ことばの冒険

高校2年生から持ち始めた電子辞書は、それまでの私の学習習慣を大きく変化させました。それまで、紙の英和辞典と紙の古語辞典を毎日持ち運んでいた私。高校から「辞書はなるべく紙媒体のものを」という指示があったために購入した紙の辞書ですが、なかなかの重さがあって登下校が辛い(高校生のくせに生意気な…という感じではありますが)ことと、調べたいことばにたどり着くまでに時間がかかって予習復習が追いつかないということから、電子辞書に乗り換えました。

さまざまな種類の辞書が1つになった電子辞書は、それはそれは便利でした。予習復習にかかる時間も短縮されました。

しかし、電子辞書を使用することになったからこそ再認識できた、紙の辞書の良さもありました。

私は小学生の頃、所謂「辞書引き学習」というものをしていました。当時やっていた小学館の通信教育から、辞書引き学習用の付箋が送られてきたことがきっかけで、ことばを調べるたびに、そのことばそのものとその意味、そして、自身で考えた例文を書いて辞典に貼り付けていました。どんどんと膨らむ辞典を見て、「私だけの辞典になった!」と嬉しく感じていたことを覚えています。

この習慣によって、辞書をより身近なものに捉えることができるようになっていたと思います。

そして何より、1つのことばを調べたときに、そのページにあるほかのことばの意味も知ることができたことがとても嬉しかったです。目を動かすたび、ページをめくるたび、新たな発見ができる。それはまるで、ことばの森を冒険しているかのようでした。

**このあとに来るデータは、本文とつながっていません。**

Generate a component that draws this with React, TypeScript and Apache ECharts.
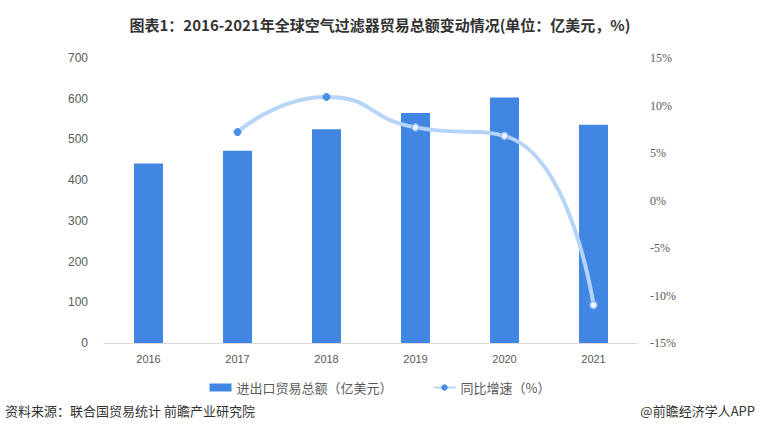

そのような「冒険」は、電子辞書にはあまりありません。便利であることがすべてではないのだと感じさせられます。高校の先生方が紙の辞書を推薦された理由も、きっとこれではないかと考えています。

さて、今私は春休み中です。この春休み中には、教職教養や音楽理論の勉強をしたり、本を読んだりしたいと考えています。高校生の頃よりたくさんの時間がある今だからこそ、もう一度、「ことばの冒険」をしてみたいと思います。

勉強中や読書中に出会ったことばは、電子辞書ではなく紙の辞書を用いて調べる。調べたら、そこから世界を広げてみる。

「ことばの冒険」によって、たくさんのことばに出会えたらいいなと思います。